La ville kurde d’Afrine ainsi que la province du même nom ont été la cible d’une offensive d’envergure menée en début d’année par la Turquie. Ankara nie avoir visé la population mais l’Observatoire syrien des droits de l’Homme (OSDH) a évalué à plus de 280 le nombre de civils tués. Des dizaines de milliers d’habitants ont dû fuir. Aujourd’hui, une atmosphère détendue règne dans la ville. Devant des immeubles éventrés lors de l’opération militaire turque, des enfants ont pris d’assaut les balançoires, et sur les trottoirs les vendeurs ont réinstallé leurs étals. «On est venu ici pour épargner à nos enfants souffrances et bombardements», dit Mme Cheikh, lors d’une promenade dans un jardin public. Après un siège asphyxiant de plusieurs années et une campagne de frappes ayant dévasté l’ancien fief rebelle de la Ghouta, le régime de Bachar al-Assad a fini par s’emparer en avril de cette région en périphérie est de Damas dont la famille al-Cheikh est originaire, poussant là aussi des milliers d’habitants sur les routes. Quelque 36 000 déplacés ont trouvé refuge à Afrine et dans sa région, selon l’OSDH. Certains vivent dans des camps –environ 10 000 selon l’ONU–, mais d’autres se sont installés dans les maisons abandonnées.
«Si le propriétaire revient?»
Depuis le début du conflit en 2011, la moitié de la population syrienne a été contrainte de quitter son foyer, soit environ 11 millions de personnes, dont six millions de déplacés internes. «Les maisons que nous avons abandonnées sont habitées par d’autres personnes. C’est le cas de tout le monde en Syrie. Nous ne sommes pas les seuls», se défend Oumayma al-Cheikh. «Des groupes rebelles nous ont aidés à habiter ici. On est épuisés par les bombardements du régime, on veut un peu de repos», ajoute Ahmed Al-Bouri, qui a fui la Ghouta avec ses parents. «Si le propriétaire revient, on ne sait pas ce qu’on va faire», reconnaît-il. «On va devoir partir, aller dans les camps (de déplacés) ou chercher une autre maison». Pour le jeune homme de 19 ans à la silhouette frêle et à la barbe fine, l’heure n’est pas vraiment au départ. Il a postulé pour rejoindre la police locale mise en place par les rebelles qui, avec les soldats turcs, contrôlent désormais la région. Mehdi Haymur et son fils fouillent dans un tas de débris à l’entrée d’un appartement criblé de balles, à la recherche d’objets qui puissent leur être utiles.
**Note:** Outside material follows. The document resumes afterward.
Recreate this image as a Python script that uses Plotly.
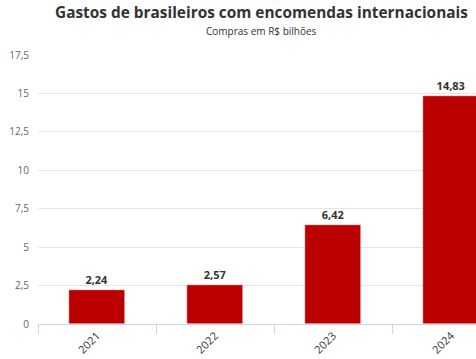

Ils trouvent une paire de coussins déchirés. «Nous avons perdu nos maisons, nos terres et notre travail. Nous avons été forcés de quitter la Ghouta et nous sommes également venus ici de manière forcée», déplore M. Haymur.
«Des inconnus»
Cette situation inquiète les habitants d’Afrine même s’ils n’expriment leur exaspération qu’à demi-mots. «Des inconnus se sont installés dans la maison de mon cousin et ne veulent pas en sortir», lâche Mahmoud Hassan, un keffieh sur la tête. Cet agriculteur de 58 ans s’empresse toutefois de tempérer: «Les gens de la Ghouta sont très bien, on s’entend avec eux». Plus de 137 000 personnes ont fui la région d’Afrine et se trouvent toujours déplacées dans les régions environnantes, selon l’ONU, tandis que 135 000 autres ont choisi de rester dans la région, dont un tiers dans la ville d’Afrine. Pour ces déplacés, «la liberté de mouvement reste limitée», a récemment déploré le Bureau de coordination des Affaires humanitaires (Ocha), estimant que cela «empêchait» certains de rentrer chez eux. Des responsables kurdes accusent Ankara d’entraver leur retour pour imposer un changement démographique à l’enclave kurde. La Turquie, elle, n’a jamais caché son hostilité face à l’autonomie de facto acquise par les Kurdes de Syrie dans de vastes territoires proches de sa frontière, et considère comme «terroriste» la milice kurde des Unités de protection du peuple (YPG) qu’elle a chassée d’Afrine. Othmane Khalil ne cache plus sa frustration. «Des familles de la Ghouta se sont installées dans notre rue, ils sont entrés dans la ville alors que les (habitants d’Afrine) ne sont pas autorisés à revenir», lâche cet ouvrier de 57 ans à la barbe rêche. «Si la route était ouverte, tout le monde rentrerait».